Listen to this story
|
Large language models, up until now, have been in a legal grey area being trained on ChatGPT output. Databricks seems to have figured out a way around this with Dolly 2.0, the predecessor of the large language model with ChatGPT-like human interactivity that the company released just two weeks ago. The differentiating factor between other ‘open source’ models and Dolly 2.0 is that it is available for commercial purposes without the need to pay for API access or share data with third parties unlike the rest.
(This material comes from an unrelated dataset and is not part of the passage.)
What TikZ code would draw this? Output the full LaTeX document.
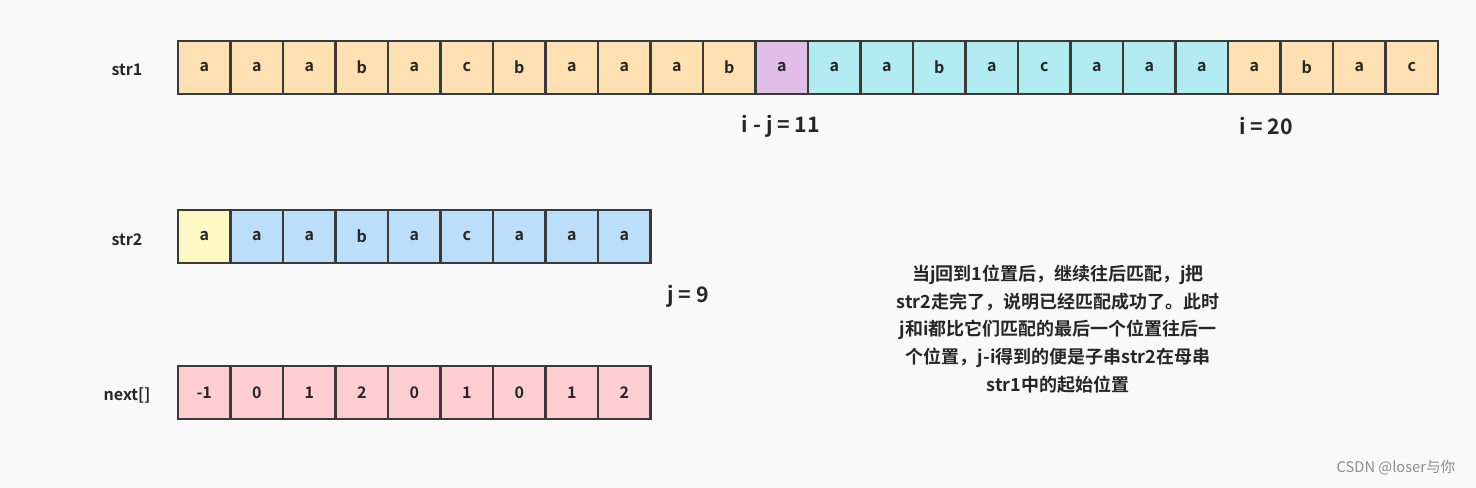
\documentclass[tikz,border=0pt]{standalone}
\usepackage{fontspec}
\setmainfont{Noto Sans CJK SC}[BoldFont={* Bold}]
\newfontfamily\cjk{Noto Sans CJK SC}
\definecolor{bg}{HTML}{F9F9F9}
\definecolor{cor}{HTML}{FFE0B2}
\definecolor{cpu}{HTML}{E1BEE7}
\definecolor{ccy}{HTML}{B2EBF2}
\definecolor{cye}{HTML}{FFF9C4}
\definecolor{cbl}{HTML}{BBDEFB}
\definecolor{cpk}{HTML}{FFCDD2}
\definecolor{edge}{HTML}{3A3A3A}
\begin{document}
\begin{tikzpicture}[x=0.75pt,y=-0.75pt,
  cell/.style={draw=edge,line width=1.6pt,minimum width=52.5*0.75pt,minimum height=53*0.75pt,inner sep=0pt,font=\bfseries\fontsize{12}{14}\selectfont,text=black!85},
  lab/.style={font=\bfseries\fontsize{12}{14}\selectfont,text=black!85},
  big/.style={font=\bfseries\fontsize{16}{18}\selectfont,text=black!85}]
\fill[bg] (0,0) rectangle (1476,488);
\useasboundingbox (0,0) rectangle (1476,488);
\def\sone{a,a,a,b,a,c,b,a,a,a,b,a,a,a,b,a,c,a,a,a,a,b,a,c}
\foreach \c [count=\i from 0] in \sone {
  \pgfmathsetmacro\col{\i==11?"cpu":((\i>11 && \i<20)?"ccy":"cor")}
  \node[cell,fill=\col] (s1c\i) at ({178+52.5*\i+26.25},67.5) {\c};
}
\foreach \c [count=\i from 0] in {a,a,a,b,a,c,a,a,a} {
  \pgfmathsetmacro\col{\i==0?"cye":"cbl"}
  \node[cell,fill=\col] (s2c\i) at ({178+52.5*\i+26.25},236.5) {\c};
}
\foreach \c [count=\i from 0] in {-1,0,1,2,0,1,0,1,2} {
  \node[cell,fill=cpk] (nc\i) at ({178+52.5*\i+26.25},392.5) {\c};
}
\node[lab] (l1) at (127,70) {str1};
\node[lab] (l2) at (127,240) {str2};
\node[lab] (l3) at (127,395) {next[]};
\node[big] (ij) at (781,126) {i - j = 11};
\node[big] (i20) at (1266,126) {i = 20};
\node[big] (j9) at (688,296) {j = 9};
\node[align=center,font=\bfseries\fontsize{13.5}{20.8}\selectfont,text=black!85] (note) at (1058,329)
 {当j回到1位置后，继续往后匹配，j把\\str2走完了，说明已经匹配成功了。此时\\j和i都比它们匹配的最后一个位置往后一\\个位置，j-i得到的便是子串str2在母串\\str1中的起始位置};
\node[font=\fontsize{11}{13}\selectfont,text=black!45] (wm) at (1396,468) {CSDN @loser与你};
\end{tikzpicture}
\end{document}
According to the company’s official statement, Dolly 2.0 is the world’s first open-source LLM that follows instructions and is fine-tuned on a transparent and openly available dataset. The LLM based on the EleutherAI pythia model family, boasts an impressive 12 billion parameters and has been fine-tuned exclusively on an open-source corpus databricks-dolly-15k.
Databricks’ employees generated this dataset, and its licensing terms allow it to be used, modified, and extended for any purpose, including academic or commercial applications. There has been a wave of LLM releases that are considered open-source by many definitions but are bound by industrial licences and. The trailblazer was Meta’s LLaMA, followed by Stanford’s Alpaca, Koala, and Vicuna.
The Stanford project’s data of 52k questions and answers was trained on the ChatGPT’s outputs. But as per OpenAI’s terms of use, you can’t use output from services that compete with OpenAI. Databricks seems to have figured out how to get around this with Dolly 2.0.
According to Ali Ghodsi, the CEO of Databricks, the model, Dolly 2.0, is set to create a “snowball” effect in the AI community. He believes that this will inspire others to contribute and collaborate on developing alternative models. The limit on commercial use was a big obstacle to overcome, he explained.